NASA predicted that solar cycle 25 could be one of the weakest solar maximums in a centuries, however solar cycle 24, the current cycle is already the weakest in a century, so it looks like Habibullo Abdussamatov and other scientists of the Habibullo Abdussamatov were right all along, so no coastal flooding at least! However, hurricanes will get worse, why? Because as the world cools, the tropics will remain hot, while the poles will get colder, so there will be a wilder temperature contrast, therefore increasing the coriolis effect will get more intense and therefore any systems that form in the tropics will have no problem becoming stronger. Some of the strongest hurricanes to hit the noetheast us happened during the little ice age during the 1800’s.

May 3, 2013 2:50 am

In the two latest solar threads there is disconcerting absence of Dr. S.
Although few days ago he said “ I must be preaching to choir today”, I expect his timely return in the next thread.

richardscourtney
May 3, 2013 3:11 am

vukcevic:
At May 3, 2013 at 2:50 am you say

In the two latest solar threads there is disconcerting absence of Dr. S.

Yes, I noticed that, too.
He is a valued member of the ‘WUWT community’. Does anybody know if he is OK?
Richard

May 3, 2013 4:35 am

richardscourtney says: May 3, 2013 at 3:11 am
…..
I think Dr. S. might have been busy (in Boulder) presenting paper on ‘Solar Synoptic Measurements’.

3x2
May 4, 2013 1:41 pm

Greg House says:
April 30, 2013 at 3:48 pm
3×2 says (April 30, 2013 at 9:29 am): “The alarmists have 15u EM on their side. On that at least most of us can agree.”
============================================================
Yeah, “most of us”, the consensus fiction once again.
No, the do not have 15u EM on their side. “Trapped” radiation can nor affect the temperature of the source (the IPCC “greenhouse effect”), this is physically impossible.

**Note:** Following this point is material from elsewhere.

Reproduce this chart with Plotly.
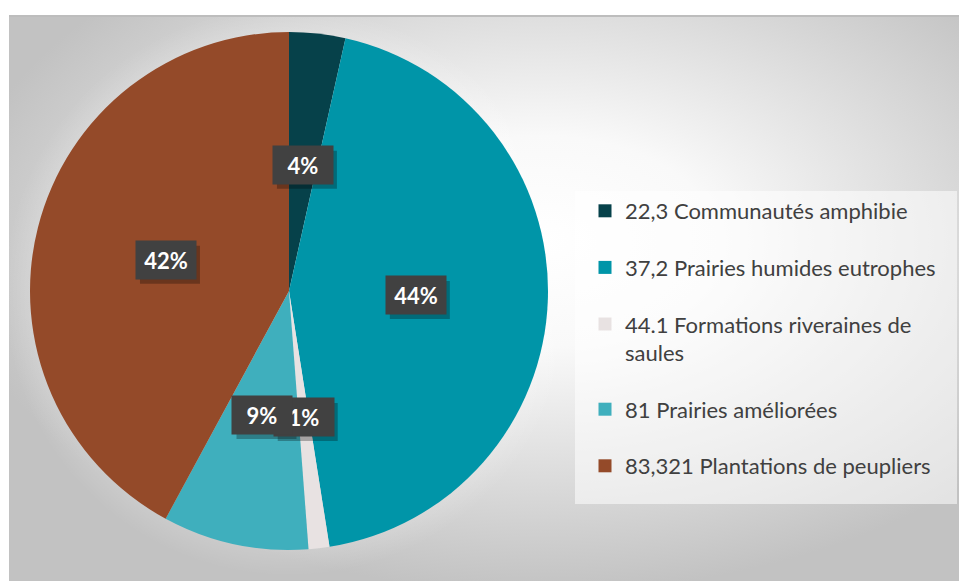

Much as I admire your confidence I still see nothing more here than a 50/50 bet. My point was that the alarmists have at least proposed a physical mechanism. All I see here is a bet that, at the end of the current ‘neutrality’, temps will fall. Well I can guarantee one of two outcomes … up or down.

Theodore White
May 7, 2013 9:14 am

Since 2006, I’ve forecasted that global cooling was ahead for our planet. This was in the middle of the raging debates over ‘man-made global warming,’ which I have always stated (and continue to state) is impossible because of the laws of physics that govern the Earth’s climate.
There is no such thing as man-made climate change or man-made global warming. It cannot happen on our planet.
My astrometeorological calculations have confirmed time and again that we are in the waning years of solar-forced global warming (since 1980-81.)
At this time, in solar year 2013, we are about 3-4 years away from the end of the global warming regime and the official start of the global cooling regime.
During these remaining years of solar-forced global warming, we will continue to see anomalous weather events that clearly show signs of the new climate regime to come.
Moreover, we will see and experience both weather extremes of global warming and global cooling: drought, floods, high gusting winds, warmer-than-normal and colder-than-normal average temperatures featuring sometimes radical temperature spikes of 20-30 degrees Fahrenheit or more in some regions.
For instance, the radical temperature spikes occurred here in North America with the cold, wet spring months of March and April that delayed farmer’s planting season 3-4 weeks this year.
Although Russia’s Pulkovo Observatory said that, “we could be in for a cooling period that lasts 200-250 years,” according to my forecast, the new global cooling regime that’s just ahead (a kind of mini-ice age of a neo-boreal climate type in the 21st century) will last ONLY 36 years – not the 200-250 years the Russian scientists have said. That is conjecture.
And again, I continue to say that global warming has been good for the Earth; while global cooling is not.
The years of raging debates and ideological warring over the outrageous lie of ‘man-made global warming’ has wasted valuable resources and time (at least 25-30 years) in preparing our infrastructures, agriculture and lives for the reality – and that’s Global Cooling, something far worse than global warming could ever be.